El avance ha venido produciéndose con la rapidez necesaria, entretenidos los ciudadanos en general con ese bonito regalo de las autonomías territoriales, restando importancia a algunas voces que, de vez en cuando, alzaban un poco la voz para decir que no olvidara España que, para mantener la unidad, debía existir una distinción clara y precisa de algunos territorios que debían progresar aún más para alcanzar sus objetivos finales. Tan es así que ya en 1998 los partidos nacionalistas catalanes, vascos y gallegos suscribieron tres acuerdos (julio en Barcelona, septiembre en Gasteiz y octubre en Santiago de Compostela) en los que ponían de manifiesto que la articulación del Estado español como un Estado plurinacional estaba por resolver.
El temporal se ha ido campeando como se ha podido, y buena prueba la constituye el zarpazo dado por el presidente José Luis Zapatero que, viendo cómo se enrarecía el ambiente, pronunciaría la famosa frase de «Apoyaré la reforma del Estatuto que apruebe el Parlamento catalán», con lo que permitió un paso más en ese elemento distintivo que buscaba Cataluña, amparando un Estado que proclamaba sin paliativos en el preámbulo que “Cataluña es una nación”, amén de un cuestionado sistema de financiación autonómica. Pero el texto tuvo un controvertido recorte por parte del Tribunal Constitucional, en esa famosa sentencia de 28 de junio de 2010 dictada a raíz de un recurso interpuesto y mediatizado por el PP. Un tijiretazo que acabó sentando las bases para la radicalización de los nacionalistas que se sentían engañados por lo que consideraban un fallo del sistema y, a partir de aquí se desencadenaba una dinámica por parte de las principales fuerzas políticas catalanas nacionalistas auspiciando el derecho a decidir y de la consulta.
Puede decirse que el peligroso juego inicialmente propiciado por la conveniencia de consensuar un texto constitucional ha posibilitado que, tras ir dando pasos cortos y cumpliendo etapas, se pase la factura final, ahora con la radicalidad de quererse salir de un sistema que no les convence. Prueba más que evidente de que cuando se pretendía colar la configuración de Cataluña como nación no se estaba haciendo otra cosa que sentar las bases de una independencia efectiva. Sin conseguirlo siguiendo la senda del camino previsto, se plantea sin más demora el salto a la tremenda para la consecución del objetivo final. Emulando una de las famosas frases de Groucho Marx: «si no le gusta estos principios, tengo otros«.

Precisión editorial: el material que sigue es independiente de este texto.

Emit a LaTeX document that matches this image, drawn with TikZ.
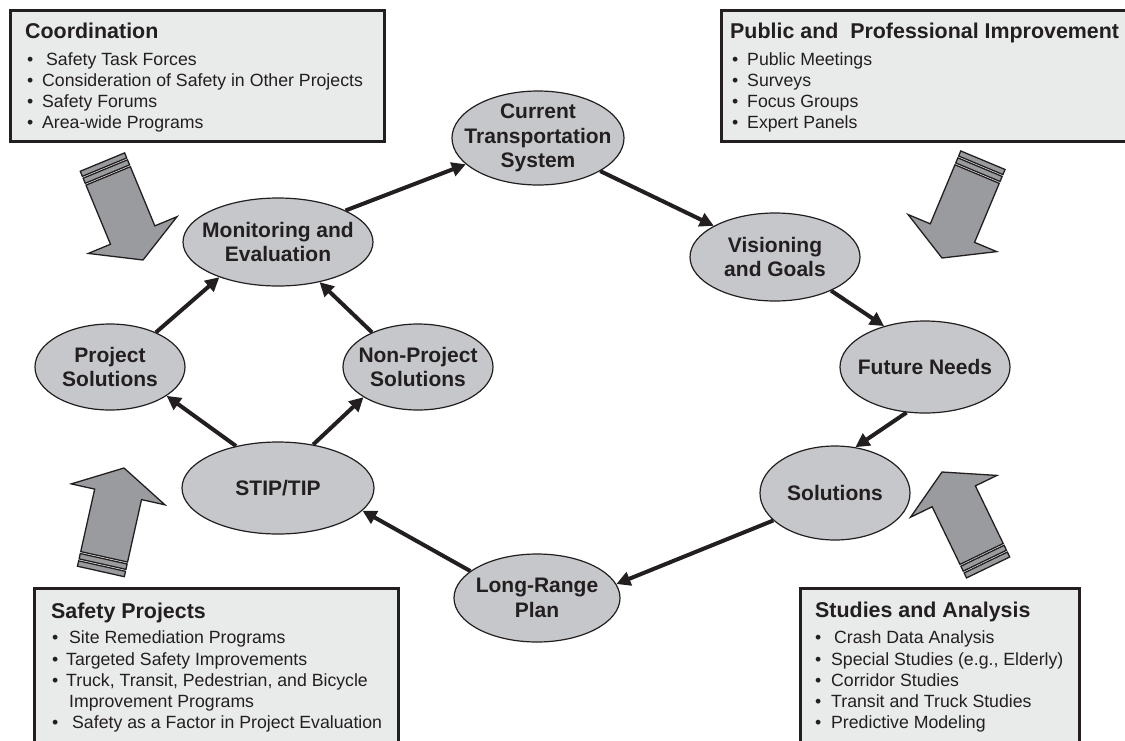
\documentclass[tikz,border=0pt]{standalone}
\usepackage{fontspec}
\setmainfont{Liberation Sans}
\usetikzlibrary{shapes.geometric,arrows.meta}
\definecolor{ink}{HTML}{231F20}
\definecolor{elfill}{HTML}{C6C7CA}
\definecolor{boxfill}{HTML}{E9EAEA}
\definecolor{arrfill}{HTML}{9A9B9F}
\begin{document}
\begin{tikzpicture}[x=1pt,y=-1pt,
  el/.style={ellipse,draw=ink,line width=1.2pt,fill=elfill,inner sep=0pt},
  eltext/.style={align=center,font=\fontsize{21}{24.5}\selectfont\bfseries,text=ink,inner sep=0pt},
  panel/.style={draw=ink,line width=3pt,fill=boxfill,inner sep=0pt,anchor=north west},
  ptitle/.style={anchor=base west,font=\fontsize{21.4}{24}\selectfont\bfseries,text=ink,inner sep=0pt},
  pitem/.style={anchor=base west,font=\fontsize{17.7}{21}\selectfont,text=ink,inner sep=0pt},
  conn/.style={draw=ink,line width=4pt,-{Triangle[length=14pt,width=14pt]}},
  bigarr/.style={draw=ink,line width=1.3pt,fill=arrfill,line join=miter},
  pics/fatarrow/.style={code={
    \draw[bigarr] (0,0) -- (-27,48) -- (-27,24) -- (-91,24) -- (-91,-24) -- (-27,-24) -- (-27,-48) -- cycle;
    \draw[bigarr] (-93,24) rectangle (-98.5,-24);
    \draw[bigarr] (-100.5,24) rectangle (-106,-24);
  }}]
\useasboundingbox (0,0) rectangle (1125,740);
\clip (0,0) rectangle (1125,740);
\fill[white] (0,0) rectangle (1125,740);

% panels
\node[panel,minimum width=374pt,minimum height=131pt] (coordbox) at (9,9) {};
\node[ptitle] (coordt) at (25,38) {Coordination};
\node[pitem] (c1) at (27,65) {\makebox[19pt][l]{•}Safety Task Forces};
\node[pitem] (c2) at (27,86) {\makebox[15pt][l]{•}Consideration of Safety in Other Projects};
\node[pitem] (c3) at (27,107) {\makebox[15pt][l]{•}Safety Forums};
\node[pitem] (c4) at (27,128) {\makebox[15pt][l]{•}Area-wide Programs};

\node[panel,minimum width=420pt,minimum height=131pt] (pubbox) at (720,9) {};
\node[ptitle] (pubt) at (730,38) {Public and\ \ Professional Improvement};
\node[pitem] (p1) at (732,65) {\makebox[15pt][l]{•}Public Meetings};
\node[pitem] (p2) at (732,86) {\makebox[15pt][l]{•}Surveys};
\node[pitem] (p3) at (732,107) {\makebox[15pt][l]{•}Focus Groups};
\node[pitem] (p4) at (732,128) {\makebox[15pt][l]{•}Expert Panels};

\node[panel,minimum width=364pt,minimum height=180pt] (safebox) at (33,587) {};
\node[ptitle] (safet) at (51,618) {Safety Projects};
\node[pitem] (s1) at (52,643) {\makebox[17pt][l]{•}Site Remediation Programs};
\node[pitem] (s2) at (52,665) {\makebox[14pt][l]{•}Targeted Safety Improvements};
\node[pitem] (s3) at (52,686) {\makebox[14pt][l]{•}Truck, Transit, Pedestrian, and Bicycle};
\node[pitem] (s3b) at (69,707) {Improvement Programs};
\node[pitem] (s4) at (52,728) {\makebox[20pt][l]{•}Safety as a Factor in Project Evaluation};

\node[panel,minimum width=279pt,minimum height=180pt] (studbox) at (799,587) {};
\node[ptitle] (studt) at (815,617) {Studies and Analysis};
\node[pitem] (a1) at (815,643) {\makebox[19pt][l]{•}Crash Data Analysis};
\node[pitem] (a2) at (815,665) {\makebox[16pt][l]{•}Special Studies (e.g., Elderly)};
\node[pitem] (a3) at (815,686) {\makebox[16pt][l]{•}Corridor Studies};
\node[pitem] (a4) at (815,707) {\makebox[16pt][l]{•}Transit and Truck Studies};
\node[pitem] (a5) at (815,728) {\makebox[16pt][l]{•}Predictive Modeling};

% big arrows
\pic[rotate=-67.5] (ulA) at (143,260) {fatarrow};
\pic[rotate=-112.7] (urA) at (942,258) {fatarrow};
\pic[rotate=77.4] (llA) at (124,468) {fatarrow};
\pic[rotate=115.8] (lrA) at (942,472) {fatarrow};

% ellipses
\node[el,minimum width=172pt,minimum height=94pt] (cur) at (538,138) {};
\node[eltext] (curt) at (cur) {Current\\Transportation\\System};
\node[el,minimum width=170pt,minimum height=88pt] (vis) at (775,257) {};
\node[eltext] (vist) at (vis) {Visioning\\and Goals};
\node[el,minimum width=170pt,minimum height=92pt] (fut) at (925,367) {};
\node[eltext] (futt) at (fut) {Future Needs};
\node[el,minimum width=150pt,minimum height=94pt] (sol) at (835,493) {};
\node[eltext] (solt) at (sol) {Solutions};
\node[el,minimum width=166pt,minimum height=88pt] (lrp) at (537,598) {};
\node[eltext] (lrpt) at (lrp) {Long-Range\\Plan};
\node[el,minimum width=192pt,minimum height=92pt] (stip) at (278,488) {};
\node[eltext] (stipt) at (stip) {STIP/TIP};
\node[el,minimum width=150pt,minimum height=86pt] (proj) at (110,367) {};
\node[eltext] (projt) at (proj) {Project\\Solutions};
\node[el,minimum width=150pt,minimum height=86pt] (nproj) at (418,367) {};
\node[eltext] (nprojt) at (nproj) {Non-Project\\Solutions};
\node[el,minimum width=190pt,minimum height=88pt] (mon) at (278,242) {};
\node[eltext] (mont) at (mon) {Monitoring and\\Evaluation};

% connectors
\draw[conn] (mon.25) -- (cur.-160);
\draw[conn] (cur.-28.6) -- (vis.153);
\draw[conn] (vis.-31) -- (fut.135);
\draw[conn] (fut.-112) -- (sol.66.5);
\draw[conn] (sol.-156) -- (lrp.10.8);
\draw[conn] (lrp.158.7) -- (stip.-15.8);
\draw[conn] (stip.135) -- (proj.-27);
\draw[conn] (stip.51.7) -- (nproj.-151);
\draw[conn] (proj.37) -- (mon.-149);
\draw[conn] (nproj.143) -- (mon.-44);
\end{tikzpicture}
\end{document}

Por todo ello, y cuando ya no hay vuelta atrás y los acontecimientos vislumbran un panorama desalentador para todos, no puedo sino decir que el final no es más que la cosecha extraída de lo sembrado inicialmente. Es preferible no ir con la venda puesta en los ojos y mucho menos creerse las milongas que quieran contarnos. Vamos por el camino labrado.

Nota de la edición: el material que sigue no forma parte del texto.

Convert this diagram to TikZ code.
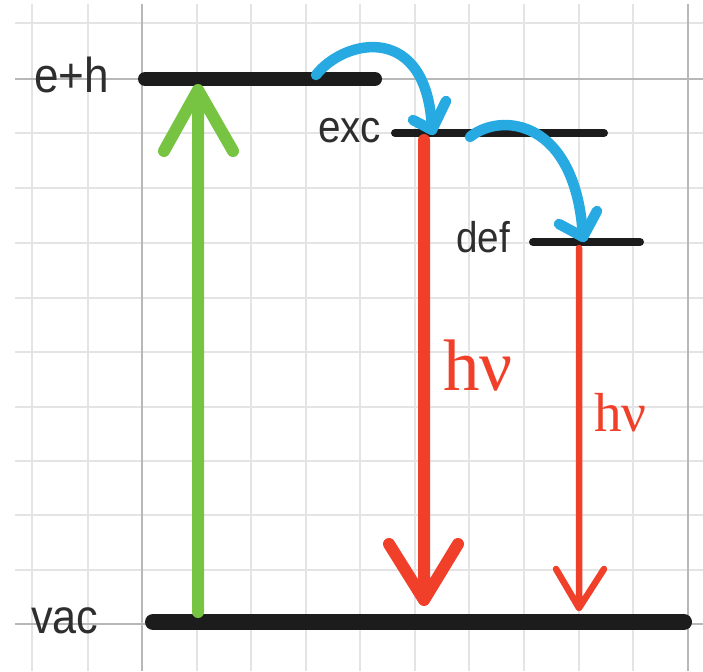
\documentclass[tikz,border=0pt]{standalone}
\usepackage{fontspec}
\setmainfont{Liberation Sans}
\newfontfamily\lblfont[FakeStretch=0.9]{Liberation Sans}
\newfontfamily\hvfont{Liberation Serif}
\definecolor{gridc}{HTML}{E4E4E4}
\definecolor{gridd}{HTML}{B8B8B8}
\definecolor{barc}{HTML}{1C1C1C}
\definecolor{txtc}{HTML}{2E2E2E}
\definecolor{greenc}{HTML}{76C442}
\definecolor{redc}{HTML}{F0402A}
\definecolor{bluec}{HTML}{27A9E1}
\tikzset{
  gridline/.style={draw=gridc, line width=1.5pt},
  griddark/.style={draw=gridd, line width=1.6pt},
  level/.style={draw=barc, line cap=round, line join=round},
  lbl/.style={text=txtc, inner sep=0pt, anchor=base west},
  hvlbl/.style={text=redc, inner sep=0pt, anchor=base west},
  greenarrow/.style={draw=greenc, line width=12pt, line cap=round, line join=round},
  redarrow/.style={draw=redc, line cap=round, line join=round},
  bluearrow/.style={draw=bluec, line width=10.5pt, line cap=round, line join=round},
}
\begin{document}
\begin{tikzpicture}[x=1pt,y=-1pt]
\useasboundingbox (0,0) rectangle (703,671);
\fill[white] (0,0) rectangle (703,671);
% grid
\foreach \gx in {32,88,197,251,306,360,415,469,524,579,633}
  \draw[gridline] (\gx,4) -- (\gx,671);
\foreach \gy in {23,133,188,243,298,352,407,461,515,570}
  \draw[gridline] (15,\gy) -- (703,\gy);
\draw[griddark] (142,4) -- (142,671);
\draw[griddark] (688,4) -- (688,671);
\draw[griddark] (15,79) -- (703,79);
\draw[griddark] (15,624) -- (703,624);

% level coordinates
\coordinate (ehW) at (145,79);
\coordinate (ehE) at (375,79);
\coordinate (excW) at (395,133);
\coordinate (excE) at (604,133);
\coordinate (defW) at (533,242);
\coordinate (defE) at (640,242);
\coordinate (vacW) at (153,622);
\coordinate (vacE) at (684,622);

% labels
\node[lbl, font=\lblfont\fontsize{49}{49}\selectfont] (leh) at (34,93) {e+h};
\node[lbl, font=\lblfont\fontsize{48}{48}\selectfont] (lvac) at (31,633) {vac};
\node[lbl, font=\lblfont\fontsize{45}{45}\selectfont] (lexc) at (318,143) {exc};
\node[lbl, font=\lblfont\fontsize{43}{43}\selectfont] (ldef) at (456,252) {def};
\node[hvlbl, font=\hvfont\fontsize{73}{73}\selectfont] (hv1) at (443,390) {hν};
\node[hvlbl, font=\hvfont\fontsize{55}{55}\selectfont] (hv2) at (594,431) {hν};

% levels
\draw[level, line width=14pt] (ehW) -- (ehE);
\draw[level, line width=8pt] (excW) -- (excE);
\draw[level, line width=8pt] (defW) -- (defE);
\draw[level, line width=16pt] (vacW) -- (vacE);

% green excitation arrow
\coordinate (gS) at (198,612);
\coordinate (gT) at (198,90);
\coordinate (gL) at (164,151);
\coordinate (gR) at (233,151);
\draw[greenarrow] (gS) -- (gT) (gL) -- (gT) -- (gR);

% red emission arrow 1
\coordinate (r1S) at (424,140);
\coordinate (r1T) at (424,600);
\coordinate (r1L) at (389,544);
\coordinate (r1R) at (458,544);
\draw[redarrow, line width=12pt] (r1S) -- (r1T) (r1L) -- (r1T) -- (r1R);

% red emission arrow 2
\coordinate (r2S) at (579,248);
\coordinate (r2T) at (579,608);
\coordinate (r2L) at (556,569);
\coordinate (r2R) at (604,569);
\draw[redarrow, line width=6.5pt] (r2S) -- (r2T) (r2L) -- (r2T) -- (r2R);

% blue relaxation arrows
\coordinate (b1S) at (316,75);
\coordinate (b1T) at (432,130);
\coordinate (b1L) at (413,120);
\coordinate (b1R) at (446,101);
\draw[bluearrow] (b1S) .. controls (345,38) and (428,22) .. (b1T);
\draw[bluearrow] (b1L) -- (b1T) -- (b1R);

\coordinate (b2S) at (470,137);
\coordinate (b2T) at (583,237);
\coordinate (b2L) at (559,224);
\coordinate (b2R) at (597,211);
\draw[bluearrow] (b2S) .. controls (500,112) and (576,118) .. (b2T);
\draw[bluearrow] (b2L) -- (b2T) -- (b2R);
\end{tikzpicture}
\end{document}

En este momento parece que las dos grandes fuerzas políticas españolas se unen para intentar repeler la afronta independentista, cuestión que merece el reconocimiento de todos pues ante ataques contra la integridad nacional no puede cuanto menos que pedir a los representantes que se entiendan para seguir posturas uniformes. Si se quiere defender la integridad española. Pero también en esto hay que mostrarse cauto. ¿Qué peaje tendremos que pagar de futuro con ese compromiso de abrir el melón de reforma de la Constitución? Bien parece que, con este panorama se antoja como harto complicado entrar en debates que debieran ser sosegados. Y no porque no sea conveniente y necesaria la adecuación del texto a las necesidades actuales. El temor es que el melón se abra para empezar hablando de nación de naciones y no saber, con exactitud, dónde se quiere llegar. Me temo que queremos dar una vuelta de tuerca a la división territorial o para auspiciar mayores distinciones. O lo que es lo mismo, sentar bases más pacíficas para llegar al mismo resultado. Solo así podrían entenderse ciertos silencios o confabulaciones que sabemos son un mero artificio que no va a perdurar.
Parece que nos queda bastante por conocer. Como en tantas cuestiones, el tiempo dirá.